Le dernier décrochage polaire en date pour l’Amérique du Nord est très récent. Il date de fin décembre 2022. C’est autour de Noël que des millions d’Américains ont subi les assauts d’une masse d’air polaire (-30°C à 1500 m d’altitude) qui a provoqué une chute vertigineuse des températures, atteignant jusqu’à -31,1°C à Denver (Colorado) ou encore de façon plus surprenante -9,4°C à Houston (Texas), pourtant situé sur les rivages du Golfe du Mexique. Dans le même temps, l’Europe de l’Ouest était baignée par une grande douceur, que nous avons connue en France entre Noël et le jour de l’an avec des records. Ces deux excès de températures simultanés de part et d’autre de l’océan Atlantique étaient d’ailleurs liés, en raison du mouvement ondulatoire du jet stream, l’air glacial descendant en Amérique du Nord, et l’air doux remontant vers l’Europe de l’ouest.

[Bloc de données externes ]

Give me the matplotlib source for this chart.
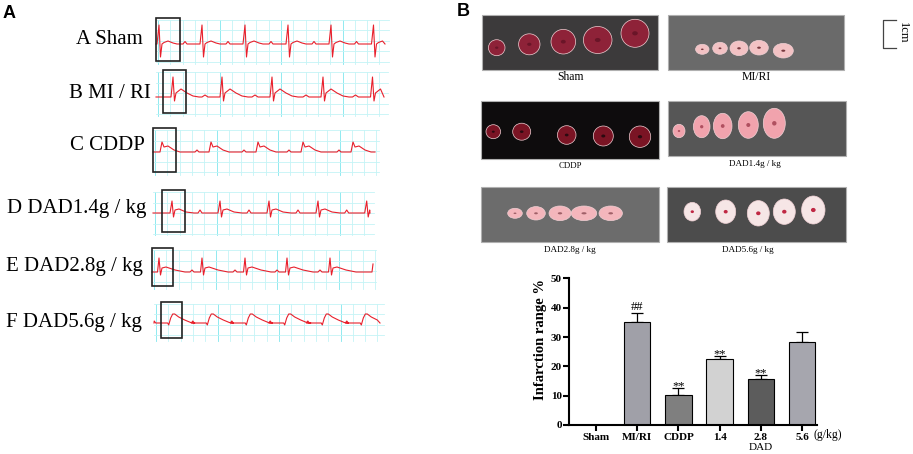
import numpy as np
import matplotlib
matplotlib.use('Agg')
from matplotlib import pyplot as plt
from matplotlib.patches import Rectangle, Ellipse

SERIF = 'Liberation Serif'
SANS = 'Liberation Sans'

# ---------- panel A: ECG rows ----------
ecg_labels = ['A Sham', 'B MI / RI', 'C CDDP', 'D DAD1.4g / kg', 'E DAD2.8g / kg', 'F DAD5.6g / kg']
label_right = [143, 151, 145, 146, 143, 142]
label_y = [40, 93, 145, 209, 266, 322]
baseline_y = [44, 97, 152, 213, 272, 323]
trace_start = [156, 156, 153, 153, 152, 154]
trace_end = [385, 384, 375, 370, 372, 380]
beat_x = [
    [159, 202, 245, 288, 331, 373.5],
    [173, 222, 272, 323, 372.5],
    [162, 211, 258, 303, 353],
    [172, 220, 269, 318, 366.7],
    [159, 202, 245, 287, 330],
    [170.7, 209.3, 248.3, 286.7, 324.3, 363.3],
]
# beat shapes: (offset from R peak in px, height above baseline in px)
beat_shape = [
    [(-19, 0), (-17, 2.5), (-15, 0), (-2, 0), (0, 19), (1.5, -13), (3, 0), (5, 1.5), (9, 3), (14, 1), (18, 0)],
    [(-20, 0), (-17, 2), (-14, 0), (-2, 0), (0, 20), (1.5, -4), (3, 4), (8, 8), (14, 4), (20, 1), (26, 0)],
    [(-16, 0), (-14, 2), (-12, 0), (-2, 0), (0, 10), (2, 5), (6, 6), (12, 2), (18, 0)],
    [(-22, 0), (-20, 3), (-18, 0), (-2, 0), (0, 12), (1.5, -4), (3, 3), (7, 4), (14, 1), (22, 0)],
    [(-12, 0), (-10, 2), (-8, 0), (-1.5, 0), (0, 14), (1.5, -3), (3, 4), (7, 5), (16, 2), (26, 0)],
    [(-18, 0), (-16.5, 2), (-15, 0), (-3, 0), (-2, -2), (0, 5), (2, 9), (4, 9), (8, 6), (14, 3), (20, 0.5), (24, 0)],
]
box_x = [[155.8, 179.7], [162.6, 185.8], [152.7, 175.7], [161.7, 185], [151.7, 173], [160.7, 182.3]]
box_y = [[17.5, 60.5], [70, 113], [128, 172], [190, 232], [248, 285.7], [301.7, 338.3]]

# ---------- panel B: photos ----------
photo_names = ['Sham', 'MI/RI', 'CDDP', 'DAD1.4g / kg', 'DAD2.8g / kg', 'DAD5.6g / kg']
photo_x = [[481.7, 658.3], [667.7, 844.3], [480.7, 659], [667.7, 845.7], [480.7, 659], [667.3, 845.7]]
photo_y = [[15, 70], [15, 70], [100.7, 159], [100.7, 156], [187.3, 242.3], [187.3, 242.3]]
photo_bg = ['#3c3a3b', '#6a6a6a', '#0e0c0d', '#565656', '#6c6c6c', '#4c4c4c']
caption_x = [570, 756, 570, 755, 570, 748]
caption_y = [77, 77, 166, 164, 250, 250]
caption_size = [8.5, 8.5, 6.3, 6.6, 6.6, 6.6]
slice_x = [
    [496.7, 529.3, 563.3, 597.7, 635],
    [702.3, 720, 739, 759, 783.3],
    [493.3, 521.7, 566.7, 603.3, 640],
    [679, 701.7, 722.7, 748.3, 774.3],
    [515, 536, 560, 584, 610.7],
    [692.3, 725.7, 758.3, 784.3, 813.3],
]
slice_y = [
    [47.7, 44.3, 41.7, 40, 33.3],
    [49.3, 48.3, 48.3, 47.7, 50.7],
    [131.7, 131.7, 135, 136, 136.7],
    [131, 126.7, 126, 125, 123.3],
    [213.3, 213.3, 213.3, 213.3, 213.3],
    [211.7, 211.7, 213.3, 211.7, 210],
]
slice_w = [
    [8.3, 10.7, 12.3, 14.3, 14],
    [6.7, 7.3, 9, 9.3, 10],
    [7.3, 9, 9.3, 10, 10.7],
    [6, 8.3, 9.3, 10, 11],
    [7.3, 9.3, 11, 12.7, 11.7],
    [8.3, 10, 11, 11, 11.7],
]
slice_h = [
    [8, 10.5, 12.3, 13.5, 14],
    [5, 6, 7.3, 7.3, 7.3],
    [7, 8.5, 9.3, 10, 10.7],
    [6.7, 11, 12.7, 13.3, 15],
    [5, 6.7, 7.3, 7.3, 7.3],
    [9.3, 11.7, 12.7, 12.7, 14],
]
slice_face = ['#8e2238', '#f3c2c4', '#7a1424', '#f1a3ad', '#f4b6bc', '#f6e6e6']
slice_core = ['#6a1528', '#7a3a40', '#2a0a10', '#b05060', '#a06068', '#c02844']

# ---------- panel B: bar chart ----------
groups = ['Sham', 'MI/RI', 'CDDP', '1.4', '2.8', '5.6']
infarct = [0, 35.0, 10.2, 22.4, 15.7, 28.3]
infarct_err = [0, 3.3, 2.3, 1.2, 1.3, 3.5]
signif = ['', '##', '**', '**', '**', '']
bar_colors = ['#a0a0a8', '#a0a0a8', '#7f7f7f', '#d2d2d2', '#5c5c5c', '#a6a6ae']

fig = plt.figure(figsize=(9.13, 4.54), dpi=100)
bg = fig.add_axes([0, 0, 1, 1])
bg.set_xlim(0, 913)
bg.set_ylim(454, 0)
bg.axis('off')

bg.text(3, 13, 'A', fontsize=13, fontweight='bold', family=SANS, va='center', ha='left')
bg.text(457, 11, 'B', fontsize=13, fontweight='bold', family=SANS, va='center', ha='left')

for i in range(len(ecg_labels)):
    x0, x1 = trace_start[i], trace_end[i]
    gy0 = box_y[i][0] + 2
    gy1 = box_y[i][1] + 3
    # ECG paper grid
    for k, gx in enumerate(np.arange(x0 + 2, x1 + 4, 12.3)):
        c = '#7fe6ee' if k % 5 == 0 else '#c4f4f6'
        bg.plot([gx, gx], [gy0, gy1], color=c, lw=0.6, zorder=1)
    for k, gy in enumerate(np.arange(gy0, gy1, 10.5)):
        bg.plot([x0, x1 + 4], [gy, gy], color='#c4f4f6', lw=0.6, zorder=1)
    # trace
    px = [x0]
    py = [0]
    for bx in beat_x[i]:
        for dx, dy in beat_shape[i]:
            if x0 < bx + dx < x1:
                px.append(bx + dx)
                py.append(dy)
    px.append(x1)
    py.append(0)
    if i == 4:
        px.append(x1 + 1)
        py.append(8)
    bg.plot(px, baseline_y[i] - np.array(py), color='#e8202c', lw=0.8, zorder=3)
    bg.add_patch(Rectangle((box_x[i][0], box_y[i][0]), box_x[i][1] - box_x[i][0],
                           box_y[i][1] - box_y[i][0], fill=False, ec='#222222', lw=1.2, zorder=4))
    bg.text(label_right[i], label_y[i], ecg_labels[i], family=SERIF, fontsize=15,
            ha='right', va='center')

for i in range(len(photo_names)):
    bg.add_patch(Rectangle((photo_x[i][0], photo_y[i][0]), photo_x[i][1] - photo_x[i][0],
                           photo_y[i][1] - photo_y[i][0], fc=photo_bg[i], ec='#b0b0b0', lw=0.8))
    for sx, sy, sw, sh in zip(slice_x[i], slice_y[i], slice_w[i], slice_h[i]):
        bg.add_patch(Ellipse((sx, sy), 2 * sw, 2 * sh, fc=slice_face[i], ec='#f0d0d4', lw=0.5))
        bg.add_patch(Ellipse((sx, sy), 0.4 * sw, 0.3 * sh, fc=slice_core[i], ec='none'))
    bg.text(caption_x[i], caption_y[i], photo_names[i], family=SERIF,
            fontsize=caption_size[i], ha='center', va='center')

# scale bar
bg.plot([896, 883, 883, 896], [20, 20, 47.7, 47.7], color='#444444', lw=0.9)
bg.text(903, 33, '1cm', family=SERIF, fontsize=9, rotation=270, ha='center', va='center')

ax = fig.add_axes([0.6236, 0.0639, 0.271, 0.323])
x = np.arange(len(groups))
ax.bar(x, infarct, width=0.64, color=bar_colors, edgecolor='black', linewidth=0.8, zorder=2)
ax.errorbar(x, infarct, yerr=[np.zeros(len(x)), infarct_err], fmt='none', ecolor='black',
            elinewidth=0.9, capsize=4, capthick=0.9, zorder=1)
for xi, m, e, s in zip(x, infarct, infarct_err, signif):
    if s == '##':
        ax.text(xi, m + e + 1.0, s, family=SERIF, fontsize=9, ha='center', va='baseline')
    elif s:
        ax.text(xi, m + e - 0.4, s, family=SERIF, fontsize=9, ha='center', va='baseline')
ax.set_xlim(-0.65, 5.36)
ax.set_ylim(0, 50)
ax.set_yticks([0, 10, 20, 30, 40, 50])
ax.set_xticks(x)
ax.set_xticklabels(groups)
for lab in ax.get_xticklabels() + ax.get_yticklabels():
    lab.set_family(SERIF)
    lab.set_fontweight('bold')
    lab.set_fontsize(8)
ax.spines['top'].set_visible(False)
ax.spines['right'].set_visible(False)
ax.spines['left'].set_linewidth(1.5)
ax.spines['bottom'].set_linewidth(1.5)
ax.tick_params(width=1.5, length=4, direction='out')
ax.tick_params(axis='y', pad=1.5)
ax.tick_params(axis='x', pad=1.5)
ax.set_ylabel('Infarction range %', family=SERIF, fontweight='bold', fontsize=10.5)
ax.yaxis.set_label_coords(-0.092, 0.58)
ax.text(4, -0.17, 'DAD', family=SERIF, fontsize=8, ha='center', va='baseline',
        transform=ax.get_xaxis_transform())
ax.text(5.28, -0.065, '(g/kg)', family=SERIF, fontsize=8.5, ha='left', va='center',
        transform=ax.get_xaxis_transform(), clip_on=False)

fig.savefig('out.png', dpi=100)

L’Europe est aussi parfois concernée, comme l’Asie, par ces décrochages polaires. En Europe de l’Ouest, le dernier remonte à mars 2018. La température avait alors chuté jusqu’à -42°C le 28 février à Folldal-Fredheim en Norvège. De nombreux records de froid étaient tombés un peu partout en Europe, avec jusqu’à -10,2°C à Frosinone en Italie. En France, la journée la plus froide de cette vague de froid fut le 27 février avec un écart à la normale de -3,2°C. Au matin du 28 février, de fortes gelées (<-5°C) furent observées sur 80 % du territoire français, y compris sur certaines zones littorales.
La dernière vague de froid majeure liée à un décrochage polaire en France date cependant de février 2012. Un puissant anticyclone s’était positionné entre la Scandinavie et la Russie avant de s’étendre vers l’Europe occidentale. Cette vague de froid, entre le 4 et le 12 février, avait fait plonger les températures entre -10 et -14°C quotidiennement, et localement jusqu’à -16 à -18°C dans certaines plaines. Elle reste la 5ème vague de froid la plus sévère observée depuis 1947.
Quel est l'impact du réchauffement climatique dans l’évolution du vortex polaire ?
L’impact du réchauffement climatique n’est pas encore bien défini. Si la zone arctique s’est réchauffée deux fois plus vite que le reste de la planète au cours de ces trente dernières années, avec pour conséquence, une fonte estivale des glaces plus marquée et un vortex polaire stratosphérique instable favorisant des descentes de masse polaire en hiver sous nos latitudes, les experts ne sont pas unanimes sur les liens de cause à effet. D’autres recherches seront donc nécessaires pour mieux comprendre les conséquences futures du changement climatique sur le comportement du vortex polaire.
Les oscillations du vortex polaire sont donc souvent responsables des vagues de froid aux latitudes moyennes, mais pas toujours. Certaines vagues de froid interviennent ainsi sans réchauffement stratosphérique. Quant au réchauffement climatique, ses effets les plus marquants sont des hivers progressivement moins froids, même si certaines études alertent sur une recrudescence possible des vagues de froid en raison de l’affaiblissement du vortex, entrainant alors de très grandes variations de températures entre les coups de froid et les importants redoux.